Before getting to her points about contemporary American politics…[Chua] surveys a series of what she regards as American foreign-policy disasters—Vietnam, Afghanistan after 9/11, Iraq after the 2003 invasion, Venezuela—and contends that a fuller awareness of tribal loyalties would have saved the U.S. from costly mistakes. Many of her criticisms are valid … I’m not convinced, though, that mistakes in war and foreign policy can tell us a lot about domestic social and political cohesion. We are not trying to root out insurgents but simply to live together peaceably. Ms. Chua’s analysis isn’t helped, either, by her tendency to bolster her arguments with sloppy assertions … Ms. Chua has written a brisk and readable polemic in defense of common sense.
In the end, Chua falls back on the very attitude to which she turned her sharply skeptical gaze at the beginning of the book: the conviction that the United States was, is and will remain an exceptional nation, different from all the others. In her introduction, Chua remarked that the United States as a supertribal entity indifferent to ethnicity and culture became at best a partial reality only a generation ago. By book’s end, however, the battered ideal has been polished and refurbished ... A lot of the interest of Political Tribes comes from the strong sense it emanates of an author arguing with herself.
Here she suggests that while America has enjoyed great success as a melting pot, its failures – discrimination, injustice, inequality – stem from this unwillingness to recognise the importance of ethnic and tribal affinities. As far as it goes, that’s a thesis that is unlikely to provoke a storm of dissent for the good reason that it’s large incontrovertible. However, it’s when Chua attempts to expand her argument into the ever more complex world of identity politics that the book begins to lose its way or, rather, the picture blurs into a series of on-the-one-hand, on-the-other hedge … A well-intentioned book that never quite comes together.

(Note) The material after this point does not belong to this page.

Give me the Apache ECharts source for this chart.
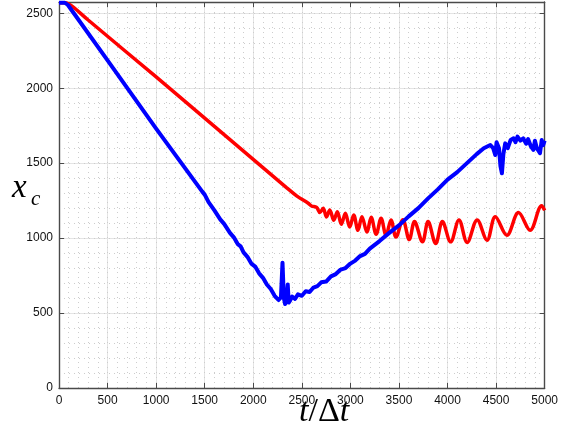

In a biting critique of American foreign policy and analysis of the nation’s divisive culture wars, Chua argues that tribal affiliation exerts a crucial, powerful force on individuals’ behaviors and identities … A persuasive call to rethink foreign policy and heal domestic fissures.
A Yale Law School professor with expertise in ethnic conflict and globalization, Chua devotes her thoughtful, if overreaching, survey to the role of tribalism in politics and society in and outside the U.S. … Although the book ends weakly and too soon for the ground it attempts to cover, this is still a thought-provoking, illuminating study on a hugely important political and cultural issue.